Taoiseach urged to step up contingency plans for no-deal'
THE Dublin government has urged businesses to step up their contingency plans for a no-deal Brexit.
Taoiseach Leo Varadkar said there would be a certain level of disruption caused by the UK's exit from the EU but that the government was doing all it could to minimise it.
Mr Varadkar said: "I urge businesses to step up their contingency planning for a no-deal Brexit and to utilise the supports available.
"Brexit of any kind means change for the worse and no country can be fully prepared for no deal.
"It is uncharted territory."
Mr Varadkar made the comments on the second day of debate in the Dáil on the government's no-deal Brexit emergency plans.
The debate got under way in the Dáil on Tuesday following the publication of the proposed legislation on Friday.
The Omnibus Bill, which will be fast-tracked through the Oireachtas, features a wide range of worst-case contingency laws that will be enacted if the UK leaves the EU without a deal.

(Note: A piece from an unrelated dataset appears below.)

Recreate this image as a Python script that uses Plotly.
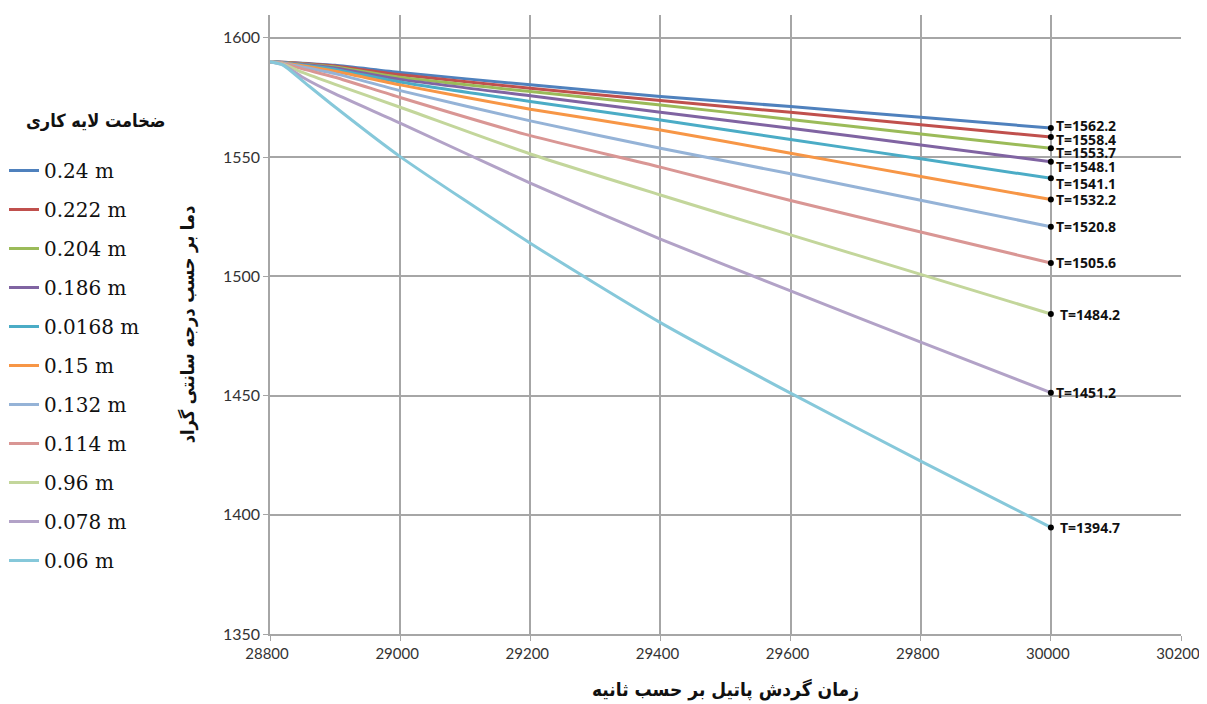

It is designed to support businesses and jobs affected by a no-deal and secure ongoing access to essential services and products across the border.
Mr Varadkar told TD's that it was essential that the bill passes through all stages of the Dáil and Seanad in a timely fashion to ensure it is ready to be used on March 29 if needed.

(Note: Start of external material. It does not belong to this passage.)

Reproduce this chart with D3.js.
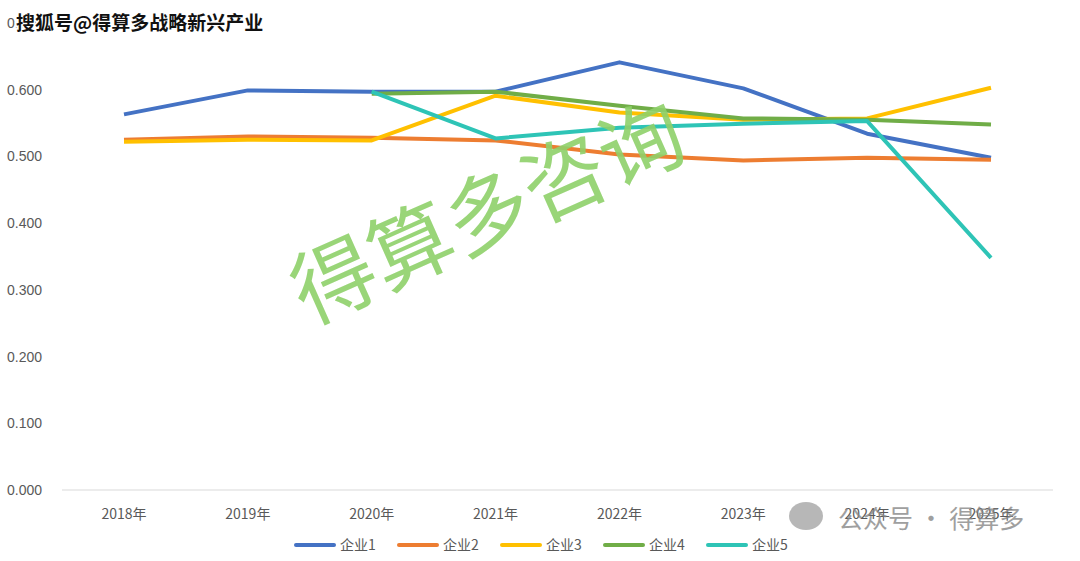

Fianna Fáil leader Michéal Martin said nobody could seriously claim that businesses would be fully prepared by March 29, despite the many contingency plans that are under way.
"The government has not answered the simple question of what will happen at the border on March 29 if there is no deal," he said,
"We have been told repeatedly what is 'not being contemplated' or 'not being planned' – but equally we have been told that a hard Brexit, and a no-deal is the hardest of all Brexits, will cause serious disruption."
Mr Martin claimed the taoiseach, foreign affairs minister Simon Coveney and transport minister Shane Ross had all made "entirely contradictory statements".
"According to the taoiseach, the army may be sent to the border. According to minister Ross, there may be security checks," he said.
"But according to the tánaiste, there are no such actions likely or being considered."
Mr Martin told the Dáil that clarity was needed on the matter.
"It is just not credible for the government to claim it has not studied what might happen or not happen at the border on March 29," he said.
Mr Martin said that despite the bill being debated too close to the March deadline, it must be passed.
The bill, known as the Miscellaneous Provisions (Withdrawal of the United Kingdom from the European Union on 29 March 2019) Bill, is made up of 15 parts and was prepared by nine ministers.
The proposed laws cover a wide range of areas and focus on protecting Irish citizens' rights, supporting businesses and jobs, healthcare, transport, education and energy.